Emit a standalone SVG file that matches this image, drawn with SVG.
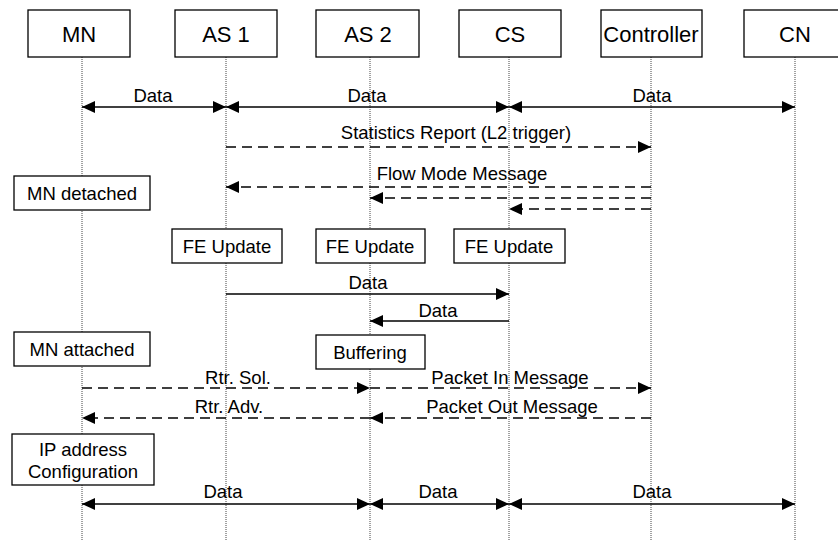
<svg xmlns="http://www.w3.org/2000/svg" width="838" height="541" viewBox="0 0 838 541">
<style>
  text { font-family: "Liberation Sans", Arial, sans-serif; fill: #000; text-anchor: middle; }
  .hdr { font-size: 22px; }
  .lbl { font-size: 18.5px; }
  .box { fill: #fff; stroke: #000; stroke-width: 1.3; }
  .life { stroke: #444; stroke-width: 1; stroke-dasharray: 1 1; fill: none; }
  .solid { stroke: #000; stroke-width: 1.5; fill: none; }
  .dash { stroke: #000; stroke-width: 1.5; fill: none; stroke-dasharray: 10 6; }
</style>
<defs>
  <marker id="ah" viewBox="0 0 13 12" refX="13" refY="6" markerWidth="13" markerHeight="12" markerUnits="userSpaceOnUse" orient="auto-start-reverse">
    <path d="M0,0 L13,6 L0,12 Z" fill="#000"/>
  </marker>
</defs>
<rect width="838" height="541" fill="#fff"/>

<g id="lifelines">
  <line class="life" x1="82" y1="57" x2="82" y2="541"/>
  <line class="life" x1="226" y1="57" x2="226" y2="541"/>
  <line class="life" x1="370" y1="57" x2="370" y2="541"/>
  <line class="life" x1="509" y1="57" x2="509" y2="541"/>
  <line class="life" x1="651" y1="57" x2="651" y2="541"/>
  <line class="life" x1="795" y1="57" x2="795" y2="541"/>
</g>

<g id="MN"><rect class="box" x="28" y="10" width="102" height="47"/><text class="hdr" x="79" y="42">MN</text></g>
<g id="AS1"><rect class="box" x="175" y="10" width="102" height="47"/><text class="hdr" x="226" y="42">AS 1</text></g>
<g id="AS2"><rect class="box" x="316" y="10" width="103" height="47"/><text class="hdr" x="368" y="42">AS 2</text></g>
<g id="CS"><rect class="box" x="459" y="10" width="102" height="47"/><text class="hdr" x="510" y="42">CS</text></g>
<g id="Controller"><rect class="box" x="601" y="10" width="101" height="47"/><text class="hdr" x="651" y="42">Controller</text></g>
<g id="CN"><rect class="box" x="744" y="10" width="102" height="47"/><text class="hdr" x="795" y="42">CN</text></g>

<g id="MN-detached"><rect class="box" x="14" y="176" width="136" height="34"/><text class="lbl" x="82" y="200">MN detached</text></g>
<g id="FE-Update-AS1"><rect class="box" x="172" y="229" width="110" height="34"/><text class="lbl" x="227" y="253">FE Update</text></g>
<g id="FE-Update-AS2"><rect class="box" x="316" y="229" width="109" height="34"/><text class="lbl" x="370" y="253">FE Update</text></g>
<g id="FE-Update-CS"><rect class="box" x="454" y="229" width="111" height="34"/><text class="lbl" x="509" y="253">FE Update</text></g>
<g id="MN-attached"><rect class="box" x="14" y="332" width="136" height="34"/><text class="lbl" x="82" y="356">MN attached</text></g>
<g id="Buffering"><rect class="box" x="316" y="335" width="109" height="34"/><text class="lbl" x="370" y="359">Buffering</text></g>
<g id="IP-config"><rect class="box" x="12" y="434" width="142" height="51"/><text class="lbl" x="83" y="456">IP address</text><text class="lbl" x="83" y="478">Configuration</text></g>

<g id="connectors">
  <line class="solid" x1="82" y1="107" x2="226" y2="107" marker-start="url(#ah)" marker-end="url(#ah)"/>
  <line class="solid" x1="226" y1="107" x2="509" y2="107" marker-start="url(#ah)" marker-end="url(#ah)"/>
  <line class="solid" x1="509" y1="107" x2="795" y2="107" marker-start="url(#ah)" marker-end="url(#ah)"/>
  <line class="dash" x1="226" y1="147" x2="651" y2="147" marker-end="url(#ah)"/>
  <line class="dash" x1="651" y1="187" x2="226" y2="187" marker-end="url(#ah)"/>
  <line class="dash" x1="651" y1="198" x2="370" y2="198" marker-end="url(#ah)"/>
  <line class="dash" x1="651" y1="209" x2="509" y2="209" marker-end="url(#ah)"/>
  <line class="solid" x1="226" y1="294" x2="509" y2="294" marker-end="url(#ah)"/>
  <line class="solid" x1="509" y1="321" x2="370" y2="321" marker-end="url(#ah)"/>
  <line class="dash" x1="82" y1="388" x2="370" y2="388" marker-end="url(#ah)"/>
  <line class="dash" x1="370" y1="388" x2="651" y2="388" marker-end="url(#ah)"/>
  <line class="dash" x1="370" y1="418" x2="82" y2="418" marker-end="url(#ah)"/>
  <line class="dash" x1="651" y1="418" x2="370" y2="418" marker-end="url(#ah)"/>
  <line class="solid" x1="82" y1="504" x2="370" y2="504" marker-start="url(#ah)" marker-end="url(#ah)"/>
  <line class="solid" x1="370" y1="504" x2="509" y2="504" marker-start="url(#ah)" marker-end="url(#ah)"/>
  <line class="solid" x1="509" y1="504" x2="795" y2="504" marker-start="url(#ah)" marker-end="url(#ah)"/>
</g>

<g id="labels">
  <text class="lbl" x="153" y="102">Data</text>
  <text class="lbl" x="367" y="102">Data</text>
  <text class="lbl" x="652" y="102">Data</text>
  <text class="lbl" x="456" y="139">Statistics Report (L2 trigger)</text>
  <text class="lbl" x="462" y="180">Flow Mode Message</text>
  <text class="lbl" x="368" y="289">Data</text>
  <text class="lbl" x="438" y="317">Data</text>
  <text class="lbl" x="238" y="384">Rtr. Sol.</text>
  <text class="lbl" x="510" y="384">Packet In Message</text>
  <text class="lbl" x="229" y="413">Rtr. Adv.</text>
  <text class="lbl" x="512" y="413">Packet Out Message</text>
  <text class="lbl" x="223" y="498">Data</text>
  <text class="lbl" x="438" y="498">Data</text>
  <text class="lbl" x="652" y="498">Data</text>
</g>
</svg>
^^^^^^^^
What is being asked: Restate the full listing verbatim and drop every picture.

Expected answer:
Emit a standalone SVG file that matches this image, drawn with SVG.
<svg xmlns="http://www.w3.org/2000/svg" width="838" height="541" viewBox="0 0 838 541">
<style>
  text { font-family: "Liberation Sans", Arial, sans-serif; fill: #000; text-anchor: middle; }
  .hdr { font-size: 22px; }
  .lbl { font-size: 18.5px; }
  .box { fill: #fff; stroke: #000; stroke-width: 1.3; }
  .life { stroke: #444; stroke-width: 1; stroke-dasharray: 1 1; fill: none; }
  .solid { stroke: #000; stroke-width: 1.5; fill: none; }
  .dash { stroke: #000; stroke-width: 1.5; fill: none; stroke-dasharray: 10 6; }
</style>
<defs>
  <marker id="ah" viewBox="0 0 13 12" refX="13" refY="6" markerWidth="13" markerHeight="12" markerUnits="userSpaceOnUse" orient="auto-start-reverse">
    <path d="M0,0 L13,6 L0,12 Z" fill="#000"/>
  </marker>
</defs>
<rect width="838" height="541" fill="#fff"/>

<g id="lifelines">
  <line class="life" x1="82" y1="57" x2="82" y2="541"/>
  <line class="life" x1="226" y1="57" x2="226" y2="541"/>
  <line class="life" x1="370" y1="57" x2="370" y2="541"/>
  <line class="life" x1="509" y1="57" x2="509" y2="541"/>
  <line class="life" x1="651" y1="57" x2="651" y2="541"/>
  <line class="life" x1="795" y1="57" x2="795" y2="541"/>
</g>

<g id="MN"><rect class="box" x="28" y="10" width="102" height="47"/><text class="hdr" x="79" y="42">MN</text></g>
<g id="AS1"><rect class="box" x="175" y="10" width="102" height="47"/><text class="hdr" x="226" y="42">AS 1</text></g>
<g id="AS2"><rect class="box" x="316" y="10" width="103" height="47"/><text class="hdr" x="368" y="42">AS 2</text></g>
<g id="CS"><rect class="box" x="459" y="10" width="102" height="47"/><text class="hdr" x="510" y="42">CS</text></g>
<g id="Controller"><rect class="box" x="601" y="10" width="101" height="47"/><text class="hdr" x="651" y="42">Controller</text></g>
<g id="CN"><rect class="box" x="744" y="10" width="102" height="47"/><text class="hdr" x="795" y="42">CN</text></g>

<g id="MN-detached"><rect class="box" x="14" y="176" width="136" height="34"/><text class="lbl" x="82" y="200">MN detached</text></g>
<g id="FE-Update-AS1"><rect class="box" x="172" y="229" width="110" height="34"/><text class="lbl" x="227" y="253">FE Update</text></g>
<g id="FE-Update-AS2"><rect class="box" x="316" y="229" width="109" height="34"/><text class="lbl" x="370" y="253">FE Update</text></g>
<g id="FE-Update-CS"><rect class="box" x="454" y="229" width="111" height="34"/><text class="lbl" x="509" y="253">FE Update</text></g>
<g id="MN-attached"><rect class="box" x="14" y="332" width="136" height="34"/><text class="lbl" x="82" y="356">MN attached</text></g>
<g id="Buffering"><rect class="box" x="316" y="335" width="109" height="34"/><text class="lbl" x="370" y="359">Buffering</text></g>
<g id="IP-config"><rect class="box" x="12" y="434" width="142" height="51"/><text class="lbl" x="83" y="456">IP address</text><text class="lbl" x="83" y="478">Configuration</text></g>

<g id="connectors">
  <line class="solid" x1="82" y1="107" x2="226" y2="107" marker-start="url(#ah)" marker-end="url(#ah)"/>
  <line class="solid" x1="226" y1="107" x2="509" y2="107" marker-start="url(#ah)" marker-end="url(#ah)"/>
  <line class="solid" x1="509" y1="107" x2="795" y2="107" marker-start="url(#ah)" marker-end="url(#ah)"/>
  <line class="dash" x1="226" y1="147" x2="651" y2="147" marker-end="url(#ah)"/>
  <line class="dash" x1="651" y1="187" x2="226" y2="187" marker-end="url(#ah)"/>
  <line class="dash" x1="651" y1="198" x2="370" y2="198" marker-end="url(#ah)"/>
  <line class="dash" x1="651" y1="209" x2="509" y2="209" marker-end="url(#ah)"/>
  <line class="solid" x1="226" y1="294" x2="509" y2="294" marker-end="url(#ah)"/>
  <line class="solid" x1="509" y1="321" x2="370" y2="321" marker-end="url(#ah)"/>
  <line class="dash" x1="82" y1="388" x2="370" y2="388" marker-end="url(#ah)"/>
  <line class="dash" x1="370" y1="388" x2="651" y2="388" marker-end="url(#ah)"/>
  <line class="dash" x1="370" y1="418" x2="82" y2="418" marker-end="url(#ah)"/>
  <line class="dash" x1="651" y1="418" x2="370" y2="418" marker-end="url(#ah)"/>
  <line class="solid" x1="82" y1="504" x2="370" y2="504" marker-start="url(#ah)" marker-end="url(#ah)"/>
  <line class="solid" x1="370" y1="504" x2="509" y2="504" marker-start="url(#ah)" marker-end="url(#ah)"/>
  <line class="solid" x1="509" y1="504" x2="795" y2="504" marker-start="url(#ah)" marker-end="url(#ah)"/>
</g>

<g id="labels">
  <text class="lbl" x="153" y="102">Data</text>
  <text class="lbl" x="367" y="102">Data</text>
  <text class="lbl" x="652" y="102">Data</text>
  <text class="lbl" x="456" y="139">Statistics Report (L2 trigger)</text>
  <text class="lbl" x="462" y="180">Flow Mode Message</text>
  <text class="lbl" x="368" y="289">Data</text>
  <text class="lbl" x="438" y="317">Data</text>
  <text class="lbl" x="238" y="384">Rtr. Sol.</text>
  <text class="lbl" x="510" y="384">Packet In Message</text>
  <text class="lbl" x="229" y="413">Rtr. Adv.</text>
  <text class="lbl" x="512" y="413">Packet Out Message</text>
  <text class="lbl" x="223" y="498">Data</text>
  <text class="lbl" x="438" y="498">Data</text>
  <text class="lbl" x="652" y="498">Data</text>
</g>
</svg>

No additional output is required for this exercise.